A few interesting observations about the new districts:
- District 12, now represented by Greensboro’s Alma Adams (D), is now entirely contained within Mecklenburg County.
- District 2, now represented by Renee Ellmers, has been drastically changed to include territory more akin to the district she ran in against Bob Etheridge in 2010. She gives up Moore, Lee, Chatham, and Randolph counties while picking up most of Wake, some of Johnston, some of Wilson, and Nash and Franklin counties. Chatham County Republican Jim Duncan, now seen as the biggest threat to unseating Ellmers, has been moved to District 6 which is currently represented by Republican Mark Walker of Greensboro. (The law simply says you have to reside in the state you run for the House in. Walter Jones won his first race for the 3rd district while living in the Democrat-majority 1st.)
- District 8, represented by Republican Richard Hudson of Cabarrus County, now stretches from Salisbury to the Fayetteville area. It now includes Moore County, Hoke County, and a piece of Cumberland that had been in D-2.

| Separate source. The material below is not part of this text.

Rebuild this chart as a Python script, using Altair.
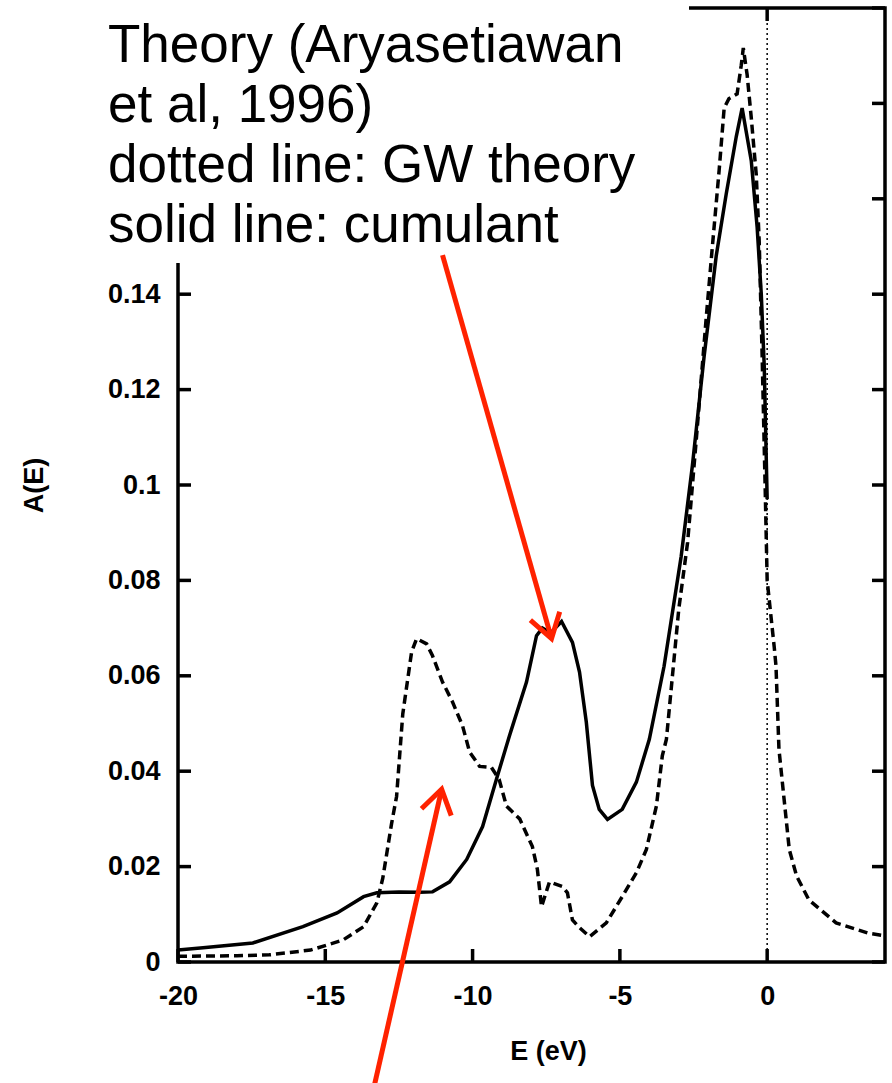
import altair as alt
import pandas as pd

# GW theory (dashed)
E_gw = [-20, -18, -16.9, -15.5, -14.4, -13.7, -13.25, -13.05, -12.75, -12.58,
        -12.37, -12.07, -11.9, -11.56, -11.36, -11.02, -10.68, -10.34, -10.1, -9.76,
        -9.36, -9.1, -8.85, -8.4, -7.97, -7.8, -7.66, -7.39, -6.95, -6.78,
        -6.61, -6.37, -6.03, -5.46, -4.92, -4.44, -4.1, -3.76, -3.56, -3.42,
        -3.0, -2.7, -2.4, -2.07, -1.86, -1.63, -1.46, -1.3, -1.02, -0.88,
        -0.81, -0.68, -0.54, -0.37, -0.27, -0.17, -0.07, 0.0, 0.24, 0.3,
        0.4, 0.75, 1.0, 1.42, 2.34, 3.46, 4.0]
A_gw = [0.0012, 0.0013, 0.0015, 0.0025, 0.0046, 0.0074, 0.0124, 0.0175, 0.029, 0.0347,
        0.052, 0.065, 0.0678, 0.0667, 0.0642, 0.0587, 0.0545, 0.0495, 0.044, 0.041,
        0.0408, 0.0383, 0.0327, 0.030, 0.0242, 0.0194, 0.0116, 0.0168, 0.0158, 0.0145,
        0.0088, 0.0072, 0.0053, 0.0082, 0.0137, 0.0187, 0.0236, 0.0327, 0.0432, 0.0467,
        0.074, 0.088, 0.110, 0.135, 0.150, 0.166, 0.179, 0.181, 0.182, 0.188,
        0.1916, 0.186, 0.177, 0.165, 0.151, 0.127, 0.100, 0.080, 0.066, 0.062,
        0.0446, 0.0236, 0.018, 0.013, 0.0082, 0.006, 0.0055]

# cumulant (solid)
E_cu = [-20, -19.15, -17.46, -15.76, -14.6, -13.7, -13.25, -12.5, -11.8, -11.36,
        -10.78, -10.2, -9.66, -9.19, -8.75, -8.17, -7.83, -7.63, -7.35, -6.98,
        -6.61, -6.37, -6.14, -5.93, -5.7, -5.42, -4.92, -4.44, -4.0, -3.5,
        -2.92, -2.54, -2.14, -1.73, -1.39, -1.05, -0.85, -0.54, -0.34, -0.2,
        -0.1, 0.0]
A_cu = [0.0025, 0.003, 0.004, 0.0074, 0.0103, 0.0137, 0.0145, 0.0147, 0.0146, 0.0147,
        0.0168, 0.0215, 0.0284, 0.0383, 0.0474, 0.0587, 0.0684, 0.070, 0.069, 0.0714,
        0.067, 0.0608, 0.0503, 0.037, 0.032, 0.0299, 0.032, 0.0377, 0.0467, 0.062,
        0.085, 0.104, 0.127, 0.148, 0.161, 0.173, 0.179, 0.168, 0.154, 0.14,
        0.125, 0.097]

x_ticks = [-20, -15, -10, -5, 0]
y_ticks = [0, 0.02, 0.04, 0.06, 0.08, 0.1, 0.12, 0.14, 0.16, 0.18, 0.2]
y_labels = [0, 0.02, 0.04, 0.06, 0.08, 0.1, 0.12, 0.14]
zero_line = [0]

arrow_tail_E = [-11.02, -13.32]
arrow_tail_A = [0.1482, -0.0255]
arrow_head_E = [-7.32, -11.05]
arrow_head_A = [0.0678, 0.0362]
arrow_angle = [164, 13]

note_lines = ["Theory (Aryasetiawan", "et al, 1996)", "dotted line: GW theory", "solid line: cumulant"]

W, H = 707, 954
LABEL_FONT = "Liberation Sans"
RED = "#ff2200"

xs = alt.Scale(domain=[-20, 4], nice=False, zero=False)
ys = alt.Scale(domain=[0, 0.2], nice=False, zero=False)

x_axis = alt.Axis(values=x_ticks, labelExpr="'' + datum.value", ticks=False, tickSize=0,
                  domain=False, grid=False, labelFont=LABEL_FONT, labelFontSize=27,
                  labelFontWeight="bold", labelColor="black", labelPadding=21,
                  labelFlush=False, labelOverlap=False,
                  title="E (eV)", titleFont=LABEL_FONT, titleFontSize=27, titleFontWeight="bold",
                  titleColor="black", titleX=370, titleY=97, titleBaseline="alphabetic",
                  titleAlign="center")
y_axis = alt.Axis(values=y_labels, labelExpr="'' + datum.value", ticks=False, tickSize=0,
                  domain=False, grid=False, labelFont=LABEL_FONT, labelFontSize=27,
                  labelFontWeight="bold", labelColor="black", labelPadding=18,
                  labelFlush=False, labelOverlap=False,
                  title="A(E)", titleFont=LABEL_FONT, titleFontSize=27, titleFontWeight="bold",
                  titleColor="black", titleX=-144, titleY=477, titleAngle=270,
                  titleAlign="center", titleBaseline="middle")


def X(field):
    return alt.X(field, scale=xs, axis=x_axis)


def Y(field):
    return alt.Y(field, scale=ys, axis=y_axis)


gw = pd.DataFrame({"E": E_gw, "A": A_gw})
cu = pd.DataFrame({"E": E_cu, "A": A_cu})

gw_line = alt.Chart(gw).mark_line(color="black", strokeWidth=3.5, strokeDash=[9, 5], clip=True).encode(
    x=X("E:Q"), y=Y("A:Q"))
cu_line = alt.Chart(cu).mark_line(color="black", strokeWidth=3.5, clip=True).encode(
    x=X("E:Q"), y=Y("A:Q"))

zero_rule = alt.Chart(pd.DataFrame({"E": zero_line})).mark_rule(
    color="black", strokeWidth=1.5, strokeDash=[2, 3]).encode(x=X("E:Q"))

xt = pd.DataFrame({"E": x_ticks})
yt = pd.DataFrame({"A": y_ticks})
tick_style = dict(color="black", strokeWidth=3.5)
bottom_ticks = alt.Chart(xt).mark_rule(**tick_style).encode(
    x=X("E:Q"), y=alt.value(H), y2=alt.value(H - 13))
top_ticks = alt.Chart(xt).mark_rule(**tick_style).encode(
    x=X("E:Q"), y=alt.value(0), y2=alt.value(13))
left_ticks = alt.Chart(yt).mark_rule(**tick_style).encode(
    y=Y("A:Q"), x=alt.value(0), x2=alt.value(13))
right_ticks = alt.Chart(yt).mark_rule(**tick_style).encode(
    y=Y("A:Q"), x=alt.value(W - 13), x2=alt.value(W))

one = pd.DataFrame({"k": [0]})
frame = alt.Chart(one).mark_rect(filled=False, stroke="black", strokeWidth=3.5).encode(
    x=alt.value(0), x2=alt.value(W), y=alt.value(0), y2=alt.value(H))

mask = alt.Chart(one).mark_rect(color="white", opacity=1).encode(
    x=alt.value(-178), x2=alt.value(511), y=alt.value(-8), y2=alt.value(255))

note = alt.Chart(one).mark_text(text=note_lines, align="left", baseline="alphabetic",
                                font="Liberation Sans", fontSize=53, lineHeight=60,
                                color="black").encode(
    x=alt.value(-70), y=alt.value(54))

arrows_df = pd.DataFrame({"E": arrow_tail_E, "A": arrow_tail_A,
                          "hE": arrow_head_E, "hA": arrow_head_A, "ang": arrow_angle})
arrow_lines = alt.Chart(arrows_df).mark_rule(color=RED, strokeWidth=5).encode(
    x=X("E:Q"), y=Y("A:Q"), x2="hE:Q", y2="hA:Q")
arrow_heads = alt.Chart(arrows_df).mark_point(
    shape="M -0.545 0.84 L 0 0 L 0.545 0.84", filled=False, stroke=RED, strokeWidth=5,
    size=3136, opacity=1, strokeJoin="miter").encode(
    x=alt.X("hE:Q", scale=xs, axis=x_axis), y=alt.Y("hA:Q", scale=ys, axis=y_axis),
    angle=alt.Angle("ang:Q", scale=None))

chart = alt.layer(
    gw_line, cu_line, zero_rule, bottom_ticks, top_ticks, left_ticks, right_ticks,
    frame, mask, note, arrow_lines, arrow_heads
).properties(
    width=W, height=H,
    padding={"left": 178, "top": 8, "right": 7, "bottom": 121},
    autosize=alt.AutoSizeParams(type="none"),
    background="white"
).configure_view(stroke=None)

chart.save("out.html", embed_options={"renderer": "svg", "actions": False})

- District 9, represented by Republican Robert Pittenger, has been changed BIG TIME. Having been primarily focused on Mecklenburg County and Charlotte, it now stretches from a small sliver of Mecklenburg County along US 74 and the South Carolina border to include Democrat territories like Robeson, Richmond, Scotland and Bladen Counties.
Governor Pat McCrory has officially called the legislature back into session for TOMORROW. The honorables will be charged with getting the maps right, voting on them, and sending them along to be blessed by the judges.
Some of the points the new maps advocates will throw out there? :
- This map splits fewer counties (13) and precincts (13) than any map since 1990.
- The current map, now being revised, splits 32 counties and 68 precincts.
This certainly can open up a Pandora’s Box as far as what to do with all of those absentee ballots that have been cast in the current districts for the March primary.